What is expected:
Write out, word for word, every line from the first one through the line that holds "const datasets = [];", and nothing else; skip the pictures.

Given information:
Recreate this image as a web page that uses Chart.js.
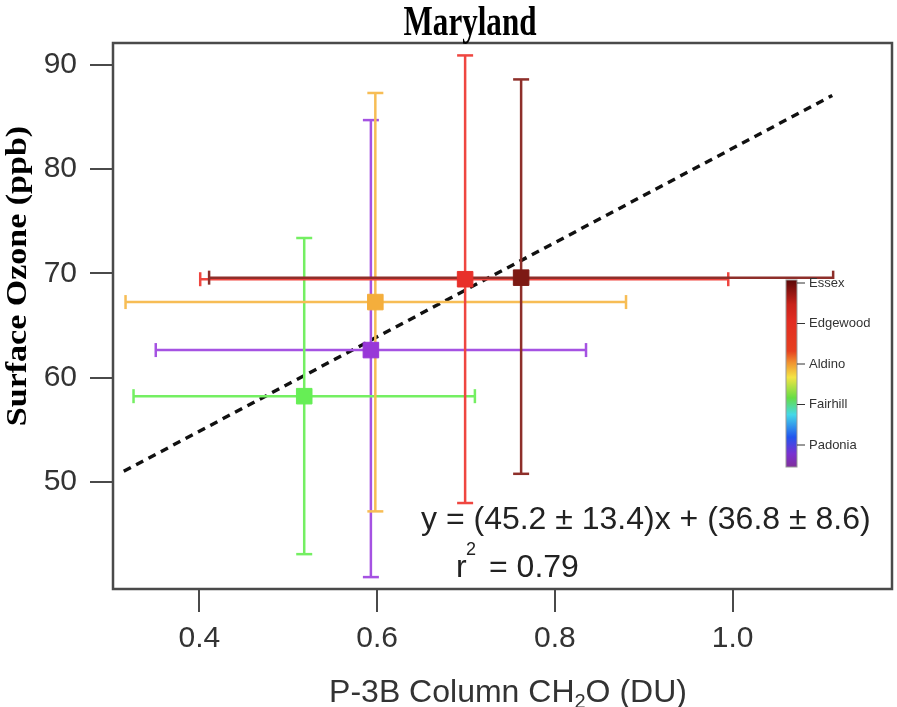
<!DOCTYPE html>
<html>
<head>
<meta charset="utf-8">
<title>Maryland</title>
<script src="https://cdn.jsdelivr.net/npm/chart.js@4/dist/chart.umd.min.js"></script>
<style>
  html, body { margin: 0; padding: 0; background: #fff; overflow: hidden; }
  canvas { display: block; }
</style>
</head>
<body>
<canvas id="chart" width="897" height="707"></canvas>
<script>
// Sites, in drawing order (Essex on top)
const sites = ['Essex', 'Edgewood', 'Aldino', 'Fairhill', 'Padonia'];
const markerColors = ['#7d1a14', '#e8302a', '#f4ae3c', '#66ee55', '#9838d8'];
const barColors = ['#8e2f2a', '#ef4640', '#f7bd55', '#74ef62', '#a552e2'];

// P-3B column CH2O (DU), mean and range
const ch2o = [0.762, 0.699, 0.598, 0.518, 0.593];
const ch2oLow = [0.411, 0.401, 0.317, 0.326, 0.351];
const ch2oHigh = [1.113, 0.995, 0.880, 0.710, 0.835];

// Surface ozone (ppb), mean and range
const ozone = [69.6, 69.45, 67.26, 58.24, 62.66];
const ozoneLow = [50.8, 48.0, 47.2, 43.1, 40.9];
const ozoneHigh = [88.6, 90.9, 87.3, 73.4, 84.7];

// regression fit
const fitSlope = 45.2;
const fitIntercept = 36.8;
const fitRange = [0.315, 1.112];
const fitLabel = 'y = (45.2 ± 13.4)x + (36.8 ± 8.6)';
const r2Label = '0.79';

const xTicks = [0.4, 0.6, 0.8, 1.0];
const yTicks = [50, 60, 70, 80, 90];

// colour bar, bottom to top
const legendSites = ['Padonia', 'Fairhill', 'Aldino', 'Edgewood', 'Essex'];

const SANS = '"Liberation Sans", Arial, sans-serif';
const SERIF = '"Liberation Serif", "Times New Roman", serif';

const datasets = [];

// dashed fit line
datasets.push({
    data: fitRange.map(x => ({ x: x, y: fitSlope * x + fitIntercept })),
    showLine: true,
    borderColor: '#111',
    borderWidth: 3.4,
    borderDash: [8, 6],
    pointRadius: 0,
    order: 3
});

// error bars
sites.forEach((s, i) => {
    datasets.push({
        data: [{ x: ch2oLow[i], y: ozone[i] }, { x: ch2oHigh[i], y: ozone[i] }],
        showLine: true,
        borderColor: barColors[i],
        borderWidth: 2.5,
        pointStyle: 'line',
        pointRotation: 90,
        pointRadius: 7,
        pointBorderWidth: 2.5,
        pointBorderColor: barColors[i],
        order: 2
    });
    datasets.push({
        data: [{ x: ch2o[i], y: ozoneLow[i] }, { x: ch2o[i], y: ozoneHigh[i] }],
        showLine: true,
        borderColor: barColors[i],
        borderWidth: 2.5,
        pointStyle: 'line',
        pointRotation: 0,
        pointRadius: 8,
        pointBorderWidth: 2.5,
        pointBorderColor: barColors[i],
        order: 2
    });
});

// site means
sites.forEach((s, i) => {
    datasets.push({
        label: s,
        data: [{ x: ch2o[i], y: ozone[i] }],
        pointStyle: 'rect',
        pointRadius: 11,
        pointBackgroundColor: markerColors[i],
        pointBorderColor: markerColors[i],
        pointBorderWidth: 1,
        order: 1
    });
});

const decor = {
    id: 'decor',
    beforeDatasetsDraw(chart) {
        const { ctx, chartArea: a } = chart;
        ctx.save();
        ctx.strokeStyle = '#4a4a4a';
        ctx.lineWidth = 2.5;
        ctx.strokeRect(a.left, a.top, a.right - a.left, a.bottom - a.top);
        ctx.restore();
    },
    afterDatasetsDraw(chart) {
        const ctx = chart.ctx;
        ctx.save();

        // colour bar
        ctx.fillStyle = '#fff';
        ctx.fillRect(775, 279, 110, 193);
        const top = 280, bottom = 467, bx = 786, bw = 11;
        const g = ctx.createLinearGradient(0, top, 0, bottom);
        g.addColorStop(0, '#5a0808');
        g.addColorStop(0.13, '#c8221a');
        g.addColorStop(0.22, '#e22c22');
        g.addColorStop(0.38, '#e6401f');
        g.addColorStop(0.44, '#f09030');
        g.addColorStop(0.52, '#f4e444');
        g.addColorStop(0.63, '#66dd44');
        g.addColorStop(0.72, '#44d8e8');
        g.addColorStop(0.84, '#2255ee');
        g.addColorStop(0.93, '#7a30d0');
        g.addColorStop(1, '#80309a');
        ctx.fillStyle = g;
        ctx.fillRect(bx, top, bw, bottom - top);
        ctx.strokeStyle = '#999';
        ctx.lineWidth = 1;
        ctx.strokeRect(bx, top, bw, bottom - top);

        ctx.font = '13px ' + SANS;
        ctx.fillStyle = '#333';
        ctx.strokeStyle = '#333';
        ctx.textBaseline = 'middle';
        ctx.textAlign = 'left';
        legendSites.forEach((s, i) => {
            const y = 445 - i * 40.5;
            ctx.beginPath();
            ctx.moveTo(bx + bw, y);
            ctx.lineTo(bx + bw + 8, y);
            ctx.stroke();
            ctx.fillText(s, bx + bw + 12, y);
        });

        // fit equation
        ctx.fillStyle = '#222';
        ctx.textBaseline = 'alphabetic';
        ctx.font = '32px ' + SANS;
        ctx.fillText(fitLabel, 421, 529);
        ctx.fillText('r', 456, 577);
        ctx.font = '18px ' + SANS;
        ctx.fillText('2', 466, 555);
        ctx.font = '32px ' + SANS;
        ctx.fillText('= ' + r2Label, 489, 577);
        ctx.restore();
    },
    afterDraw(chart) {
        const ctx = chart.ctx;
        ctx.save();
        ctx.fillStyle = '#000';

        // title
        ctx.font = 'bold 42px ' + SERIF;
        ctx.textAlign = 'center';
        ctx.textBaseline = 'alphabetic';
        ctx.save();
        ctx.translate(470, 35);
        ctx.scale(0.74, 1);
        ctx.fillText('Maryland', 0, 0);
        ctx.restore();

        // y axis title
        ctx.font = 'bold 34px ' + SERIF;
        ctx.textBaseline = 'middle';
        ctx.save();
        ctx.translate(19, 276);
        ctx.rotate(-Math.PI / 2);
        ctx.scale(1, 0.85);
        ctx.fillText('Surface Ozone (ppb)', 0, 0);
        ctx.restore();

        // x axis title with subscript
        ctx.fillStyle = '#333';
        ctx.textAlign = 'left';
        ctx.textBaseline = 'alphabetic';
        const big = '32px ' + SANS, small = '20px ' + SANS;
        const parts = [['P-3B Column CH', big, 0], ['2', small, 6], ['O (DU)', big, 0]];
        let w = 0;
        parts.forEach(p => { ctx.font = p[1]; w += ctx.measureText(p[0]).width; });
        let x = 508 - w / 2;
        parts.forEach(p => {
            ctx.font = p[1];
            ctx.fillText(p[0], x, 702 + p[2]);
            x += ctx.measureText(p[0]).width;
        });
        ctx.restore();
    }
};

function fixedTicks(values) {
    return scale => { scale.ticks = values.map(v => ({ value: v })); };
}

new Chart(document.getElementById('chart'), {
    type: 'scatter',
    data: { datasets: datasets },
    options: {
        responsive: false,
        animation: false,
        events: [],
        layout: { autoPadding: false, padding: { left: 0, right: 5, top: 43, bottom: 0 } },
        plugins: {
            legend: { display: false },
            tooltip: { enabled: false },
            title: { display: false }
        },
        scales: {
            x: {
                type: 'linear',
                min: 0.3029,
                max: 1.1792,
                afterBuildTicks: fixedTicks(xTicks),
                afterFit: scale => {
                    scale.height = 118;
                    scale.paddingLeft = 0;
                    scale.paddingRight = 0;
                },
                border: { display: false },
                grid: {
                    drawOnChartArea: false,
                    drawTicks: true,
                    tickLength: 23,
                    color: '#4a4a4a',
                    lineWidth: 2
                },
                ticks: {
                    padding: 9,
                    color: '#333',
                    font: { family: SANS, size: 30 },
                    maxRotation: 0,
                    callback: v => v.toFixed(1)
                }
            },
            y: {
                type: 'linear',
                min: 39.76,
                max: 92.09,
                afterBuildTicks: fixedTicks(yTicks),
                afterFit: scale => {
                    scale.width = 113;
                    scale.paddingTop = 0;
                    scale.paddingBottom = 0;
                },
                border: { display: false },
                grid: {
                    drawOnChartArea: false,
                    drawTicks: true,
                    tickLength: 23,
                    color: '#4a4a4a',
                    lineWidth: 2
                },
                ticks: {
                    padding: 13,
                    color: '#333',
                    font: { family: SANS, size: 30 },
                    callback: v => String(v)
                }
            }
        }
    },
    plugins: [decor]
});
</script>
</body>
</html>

Response to the task:
Recreate this image as a web page that uses Chart.js.
<!DOCTYPE html>
<html>
<head>
<meta charset="utf-8">
<title>Maryland</title>
<script src="https://cdn.jsdelivr.net/npm/chart.js@4/dist/chart.umd.min.js"></script>
<style>
  html, body { margin: 0; padding: 0; background: #fff; overflow: hidden; }
  canvas { display: block; }
</style>
</head>
<body>
<canvas id="chart" width="897" height="707"></canvas>
<script>
// Sites, in drawing order (Essex on top)
const sites = ['Essex', 'Edgewood', 'Aldino', 'Fairhill', 'Padonia'];
const markerColors = ['#7d1a14', '#e8302a', '#f4ae3c', '#66ee55', '#9838d8'];
const barColors = ['#8e2f2a', '#ef4640', '#f7bd55', '#74ef62', '#a552e2'];

// P-3B column CH2O (DU), mean and range
const ch2o = [0.762, 0.699, 0.598, 0.518, 0.593];
const ch2oLow = [0.411, 0.401, 0.317, 0.326, 0.351];
const ch2oHigh = [1.113, 0.995, 0.880, 0.710, 0.835];

// Surface ozone (ppb), mean and range
const ozone = [69.6, 69.45, 67.26, 58.24, 62.66];
const ozoneLow = [50.8, 48.0, 47.2, 43.1, 40.9];
const ozoneHigh = [88.6, 90.9, 87.3, 73.4, 84.7];

// regression fit
const fitSlope = 45.2;
const fitIntercept = 36.8;
const fitRange = [0.315, 1.112];
const fitLabel = 'y = (45.2 ± 13.4)x + (36.8 ± 8.6)';
const r2Label = '0.79';

const xTicks = [0.4, 0.6, 0.8, 1.0];
const yTicks = [50, 60, 70, 80, 90];

// colour bar, bottom to top
const legendSites = ['Padonia', 'Fairhill', 'Aldino', 'Edgewood', 'Essex'];

const SANS = '"Liberation Sans", Arial, sans-serif';
const SERIF = '"Liberation Serif", "Times New Roman", serif';

const datasets = [];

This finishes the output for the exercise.